Bitcoin volatility, hedge fund arbitrage, and fears of shareholder dilution
Golub, from Freedx, was particularly critical of Strategy’s plan to push more of its debt into equity. He described the move as a deliberate effort to shift risk onto retail shareholders. In his view, the convertible bonds were initially structured and priced under the assumption of relatively modest price fluctuations in MSTR shares. Instead, the stock experienced pronounced swings, providing fertile ground for hedge funds that had bought the convertibles and sold the stock short to capture gains from volatility, interest income, and the gradual re-pricing of discounted bonds.
When MSTR traded above $400, this arbitrage structure reached an optimal outcome for both the hedge funds and the company: funds converted bonds into equity, closed their short positions, and Strategy avoided significant cash redemptions.
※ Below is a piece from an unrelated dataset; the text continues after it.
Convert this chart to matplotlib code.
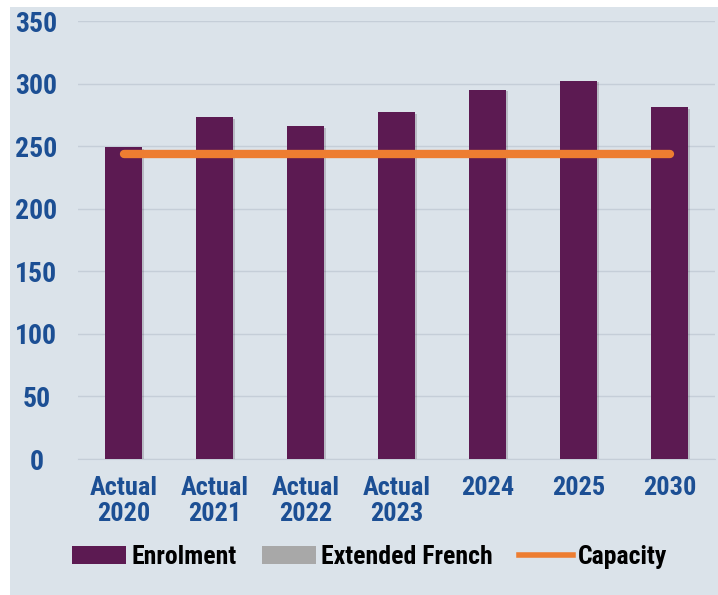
import matplotlib
matplotlib.use("Agg")
import matplotlib.pyplot as plt
from matplotlib.patches import Rectangle, Patch
from matplotlib.lines import Line2D
from matplotlib import font_manager as fm
import matplotlib.patheffects as pe

categories = ["Actual\n2020", "Actual\n2021", "Actual\n2022", "Actual\n2023", "2024", "2025", "2030"]
enrolment = [249, 273, 266, 277, 295, 302, 281]
extended_french = [0, 0, 0, 0, 0, 0, 0]
capacity = [244, 244, 244, 244, 244, 244, 244]
yticks = [0, 50, 100, 150, 200, 250, 300, 350]

names = {f.name for f in fm.fontManager.ttflist}
fam = "DejaVu Sans"
for cand in ["Roboto Condensed", "Liberation Sans Narrow", "DejaVu Sans Condensed"]:
    if cand in names:
        fam = cand
        break
plt.rcParams['font.family'] = [fam, 'DejaVu Sans']

BG = "#dbe3ea"
PURPLE = "#5c1a52"
ORANGE = "#ed7d31"
BLUE = "#1c4f94"

fig = plt.figure(figsize=(7.18, 5.95), dpi=100)
fig.patch.set_facecolor("white")
fig.patches.append(Rectangle((10/718, 0), 1, 1 - 7/595, transform=fig.transFigure,
                             facecolor=BG, edgecolor="none", zorder=-10))

ax = fig.add_axes([78/718, 136/595, (715-78)/718, (574-136)/595])
ax.set_facecolor("none")
x = list(range(len(categories)))
bars = ax.bar(x, enrolment, width=0.41, color=PURPLE, zorder=3)
for b in bars:
    b.set_path_effects([pe.SimplePatchShadow(offset=(1.5, -1), alpha=0.18), pe.Normal()])
ax.bar(x, extended_french, width=0.41, bottom=enrolment, color="#a6a6a6", zorder=3, linewidth=0)
ax.plot([x[0], x[-1]], [capacity[0], capacity[-1]], color=ORANGE, lw=6, solid_capstyle="round", zorder=4)

ax.set_xlim(-0.5, 6.5)
ax.set_ylim(0, 350)
ax.set_yticks(yticks)
ax.yaxis.grid(True, color="#c5ced8", lw=1, zorder=0)
ax.set_axisbelow(True)
for s in ["top", "right", "left"]:
    ax.spines[s].set_visible(False)
ax.spines["bottom"].set_color("#c5ced8")
ax.tick_params(length=0)
ax.set_xticks(x)
ax.set_xticklabels(categories, fontsize=19, fontweight="bold", color=BLUE, linespacing=1.1)
ax.set_yticklabels([str(v) for v in yticks], fontsize=20, fontweight="bold", color=BLUE)
ax.tick_params(axis="x", pad=12)
ax.tick_params(axis="y", pad=30)
for lbl in ax.get_yticklabels():
    lbl.set_horizontalalignment("center")

handles = [Patch(facecolor=PURPLE, label="Enrolment"),
           Patch(facecolor="#a8a8a8", label="Extended French"),
           Line2D([0], [0], color=ORANGE, lw=4, label="Capacity")]
leg = fig.legend(handles=handles, loc="center", bbox_to_anchor=(0.515, 1 - 557/595), ncol=3,
                 frameon=False, prop={"family": [fam, "DejaVu Sans"], "weight": "bold", "size": 18.5},
                 handlelength=2.1, handleheight=0.65, columnspacing=1.0, handletextpad=0.2)

fig.savefig("out.png", dpi=100, facecolor=fig.get_facecolor())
Now, with the stock around $130, the conversion option is deeply out of the money, and bondholders have little incentive to swap their debt for shares. Golub expects that, under these conditions, hedge funds will prefer to receive full cash repayment once the notes mature, raising the risk of pressure on Strategy’s liquidity.
Golub anticipates that the firm will respond by issuing new equity to meet these obligations. In his assessment, Strategy is likely to raise capital through at-the-market (ATM) share sales, a mechanism that allows companies to sell stock incrementally into the open market. He contends that this approach would effectively dilute existing shareholders to generate the funds needed to repay hedge funds holding the convertible bonds. Golub argued that Strategy’s model appears highly effective during periods when bitcoin prices rise sharply, but becomes damaging to MSTR shareholders when the market turns downward, as equity dilution erodes their stakes.
Conclusion
Strategy’s bitcoin-centered balance sheet is back under the spotlight as the cryptocurrency trades far below its recent highs. The company insists that its 714,644 BTC, combined with a spread-out maturity profile and plans to shift debt into equity, provide sufficient protection even if prices collapse to $8,000. Skeptics counter that the scale of potential paper losses, the burden of outstanding convertible bonds and preferred shares, and the limited cash and operating income could complicate refinancing and increase reliance on shareholder dilution. As bitcoin’s volatility persists, Strategy’s approach faces a pivotal test from both credit markets and equity investors.